Opinion : Santé

Comme le scout, le pharmacien est toujours prêt

Je suis dans le domaine de la pharmacie depuis mon adolescence, depuis plus de 25 ans maintenant. J’ai observé les pharmaciens travailler tout en changeant leurs poubelles ou en lavant leur vaisselle. J’ai commencé ma compréhension de notre clientèle en m’occupant du facing des rangées. J’ai même vendu des cigarettes à une certaine époque, comme caissier.

Puis, j’ai suivi ma formation afin de devenir pharmacien, un parmi tant d’autres, mais avec la conviction de réussir et devenir mon propre patron, un des espoirs que feu mon père chérissait tant. Devenu propriétaire à 24 ans seulement, j’ai connu ce type de pharmacie qu’on vendait à « 6 $ l’ordonnance » dans le temps…

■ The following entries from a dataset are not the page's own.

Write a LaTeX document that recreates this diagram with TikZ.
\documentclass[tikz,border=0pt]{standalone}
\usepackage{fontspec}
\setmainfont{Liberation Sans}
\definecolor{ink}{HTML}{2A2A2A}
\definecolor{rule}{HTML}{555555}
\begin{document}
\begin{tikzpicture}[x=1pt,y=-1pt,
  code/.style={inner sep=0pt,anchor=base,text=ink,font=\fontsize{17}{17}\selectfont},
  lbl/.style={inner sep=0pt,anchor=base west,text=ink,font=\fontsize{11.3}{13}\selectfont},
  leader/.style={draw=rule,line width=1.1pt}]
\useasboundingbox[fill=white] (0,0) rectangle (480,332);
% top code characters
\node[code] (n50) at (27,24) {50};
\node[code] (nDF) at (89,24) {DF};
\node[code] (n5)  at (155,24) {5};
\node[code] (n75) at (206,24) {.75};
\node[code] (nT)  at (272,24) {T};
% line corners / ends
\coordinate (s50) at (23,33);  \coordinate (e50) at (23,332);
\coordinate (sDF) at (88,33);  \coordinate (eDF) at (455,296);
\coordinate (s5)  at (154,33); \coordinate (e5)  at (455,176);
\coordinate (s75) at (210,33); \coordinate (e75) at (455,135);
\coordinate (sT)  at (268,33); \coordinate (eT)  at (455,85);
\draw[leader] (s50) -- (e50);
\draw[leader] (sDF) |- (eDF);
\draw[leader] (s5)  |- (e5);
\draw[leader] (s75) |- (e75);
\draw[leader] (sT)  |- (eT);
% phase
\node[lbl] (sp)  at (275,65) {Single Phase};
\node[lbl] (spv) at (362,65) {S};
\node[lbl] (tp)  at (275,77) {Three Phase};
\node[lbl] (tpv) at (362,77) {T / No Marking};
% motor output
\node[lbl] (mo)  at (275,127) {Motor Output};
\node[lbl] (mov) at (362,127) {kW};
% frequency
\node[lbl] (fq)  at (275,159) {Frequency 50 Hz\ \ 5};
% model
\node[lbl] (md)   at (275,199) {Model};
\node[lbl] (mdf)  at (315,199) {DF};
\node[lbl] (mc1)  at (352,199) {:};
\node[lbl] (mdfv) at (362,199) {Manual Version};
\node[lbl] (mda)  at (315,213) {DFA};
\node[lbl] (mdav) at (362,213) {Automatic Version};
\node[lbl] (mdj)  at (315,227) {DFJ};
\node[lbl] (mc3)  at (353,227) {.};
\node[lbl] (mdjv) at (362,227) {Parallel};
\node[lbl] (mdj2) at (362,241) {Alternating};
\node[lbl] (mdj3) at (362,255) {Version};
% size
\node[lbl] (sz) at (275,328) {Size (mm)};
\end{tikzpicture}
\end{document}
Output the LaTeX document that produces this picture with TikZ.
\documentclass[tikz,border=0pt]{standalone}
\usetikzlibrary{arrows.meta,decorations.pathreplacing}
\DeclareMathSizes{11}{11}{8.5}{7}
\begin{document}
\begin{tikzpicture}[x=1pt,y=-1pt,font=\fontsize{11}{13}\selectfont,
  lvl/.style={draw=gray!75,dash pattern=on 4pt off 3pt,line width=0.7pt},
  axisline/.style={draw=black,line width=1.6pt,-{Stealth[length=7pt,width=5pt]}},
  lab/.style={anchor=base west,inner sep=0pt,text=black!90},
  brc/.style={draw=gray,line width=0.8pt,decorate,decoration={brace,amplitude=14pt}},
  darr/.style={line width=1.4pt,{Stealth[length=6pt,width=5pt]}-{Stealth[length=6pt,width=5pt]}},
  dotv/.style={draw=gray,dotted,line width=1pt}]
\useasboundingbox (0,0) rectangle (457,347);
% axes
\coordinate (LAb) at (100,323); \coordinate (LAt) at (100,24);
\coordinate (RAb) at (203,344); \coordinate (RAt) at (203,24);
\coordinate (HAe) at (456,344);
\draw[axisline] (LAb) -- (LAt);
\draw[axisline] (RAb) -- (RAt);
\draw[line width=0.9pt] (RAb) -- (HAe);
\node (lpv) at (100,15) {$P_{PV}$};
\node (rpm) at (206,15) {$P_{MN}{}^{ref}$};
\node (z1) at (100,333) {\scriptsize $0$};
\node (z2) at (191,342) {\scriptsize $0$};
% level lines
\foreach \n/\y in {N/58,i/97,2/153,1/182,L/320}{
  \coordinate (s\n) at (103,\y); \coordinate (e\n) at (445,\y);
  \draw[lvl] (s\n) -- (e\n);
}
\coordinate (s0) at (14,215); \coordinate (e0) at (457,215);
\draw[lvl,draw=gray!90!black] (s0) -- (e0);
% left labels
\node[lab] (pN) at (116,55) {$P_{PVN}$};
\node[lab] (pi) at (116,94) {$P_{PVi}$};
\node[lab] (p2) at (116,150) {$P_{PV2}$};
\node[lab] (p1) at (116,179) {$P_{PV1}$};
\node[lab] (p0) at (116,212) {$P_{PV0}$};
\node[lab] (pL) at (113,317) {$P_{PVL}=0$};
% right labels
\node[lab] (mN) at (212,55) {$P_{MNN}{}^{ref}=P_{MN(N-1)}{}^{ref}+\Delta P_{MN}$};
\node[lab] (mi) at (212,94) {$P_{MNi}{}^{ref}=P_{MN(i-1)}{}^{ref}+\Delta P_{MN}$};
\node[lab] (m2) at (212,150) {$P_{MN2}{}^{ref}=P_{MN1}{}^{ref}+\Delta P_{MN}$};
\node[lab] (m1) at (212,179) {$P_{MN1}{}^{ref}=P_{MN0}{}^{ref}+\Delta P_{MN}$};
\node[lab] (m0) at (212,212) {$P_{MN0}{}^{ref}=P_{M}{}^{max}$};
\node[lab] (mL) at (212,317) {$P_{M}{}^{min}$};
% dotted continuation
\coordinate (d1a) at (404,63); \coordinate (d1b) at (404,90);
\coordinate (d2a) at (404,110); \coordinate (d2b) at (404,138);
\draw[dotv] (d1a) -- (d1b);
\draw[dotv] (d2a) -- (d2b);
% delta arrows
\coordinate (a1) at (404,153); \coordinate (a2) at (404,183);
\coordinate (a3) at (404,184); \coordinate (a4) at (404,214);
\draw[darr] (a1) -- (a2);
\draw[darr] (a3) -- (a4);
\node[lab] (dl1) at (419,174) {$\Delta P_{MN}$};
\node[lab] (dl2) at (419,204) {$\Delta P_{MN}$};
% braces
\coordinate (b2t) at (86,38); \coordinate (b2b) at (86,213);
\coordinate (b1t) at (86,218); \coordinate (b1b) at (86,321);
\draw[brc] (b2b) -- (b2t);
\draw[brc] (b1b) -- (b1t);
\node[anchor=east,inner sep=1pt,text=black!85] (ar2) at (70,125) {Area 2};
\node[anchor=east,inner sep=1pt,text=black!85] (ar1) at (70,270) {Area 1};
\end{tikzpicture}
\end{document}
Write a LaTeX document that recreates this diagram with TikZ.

Au fil des années, la profession a aussi bien évolué que l’ensemble du réseau en général : les infirmières ont plus de pouvoirs et d’autonomie ; les optométristes acceptent les consultations en urgence et peuvent prescrire le traitement approprié. Et nous ? Nous avons littéralement fait exploser la profession suivant le grand courant nord-américain où le pharmacien devient la porte d’entrée du système de santé pouvant maintenant traiter certaines conditions de santé dites « mineures » tout en prescrivant des tests de labo, en ajustant les ordonnances du médecin et en prolongeant leurs ordonnances échues.

Je pratique en ce moment la « meilleure pharmacie » de toute ma carrière. Vraiment !

Par contre, il faut bien comprendre notre modèle d’affaires et comment s’oriente notre client-patient à travers notre offre de produits et de services. Comme pharmaciens et entrepreneurs, nous devons nous projeter dans les souliers de nos précieux consommateurs de services de santé.

Par exemple : je suis prêt à faire la file dehors sur le trottoir à -3 degrés Celsius pendant trop longtemps pour avoir la chance de déguster le brunch du dimanche au Pied de cochon de notre ami Martin Picard. Martin possède ce type de restaurant rare où l’on fait la file à l’extérieur, comme ces boîtes de nuit où les jeunes se les gèlent en attendant d’entrer. Eh bien, pour voir un médecin en urgence, c’est ce que le patient est prêt à faire. On parle d’exclusivité et de rareté.

Sans réservation

Je dois faire une réservation afin d’avoir ma chance d’aller manger chez Toqué ! Pleinement conscient que j’y laisserai une partie de mon portefeuille, j’accepte ce fait comme le patient qui prendra rendez-vous chez son dentiste des semaines d’avance et y laissera probablement une partie de sa paie pour régler son problème de santé buccal. On est ici avec un professionnel dont les tarifs sont élevés et que plusieurs ne peuvent se permettre.

Par contre, lorsque j’ai une faim immédiate et que j’ai un budget limité, je m’offre un trio chez McDo ou une soupe chez Tim Hortons. J’entre, je choisis et j’obtiens à l’instant. Même principe pour ma pharmacie, mes consommateurs de soins qui entrent, peu importe l’heure de la journée, avec un bout de papier, s’attendent à être servis dans les 15 minutes et que la facture soit raisonnable.

On tape du pied, on pianote des doigts sur le comptoir du labo, on soupire, car on s’attend à être servi rapidement.

Le client malade veut combler son manque par l’achat d’une médication adaptée à son état. Il ne verra le pharmacien que quelques minutes avant de payer son bien. Je le comprends.

Nous sommes le fast food du système de santé. Jamais personne ne prend rendez-vous chez nous, nous allumons l’enseigne « Ouvert » et nous attendons nos clients comme un dépanneur ou une épicerie… c’est ainsi !

Il n’y a rien de péjoratif dans cette affirmation. Je suis très fier d’offrir des soins pharmaceutiques sans rendez-vous, d’une qualité impeccable et avec une offre toujours plus grande (et bientôt la vaccination, je l’espère).

Je suis la première ligne du système de santé ; accessible, d’une grande commodité et d’une expertise assurée.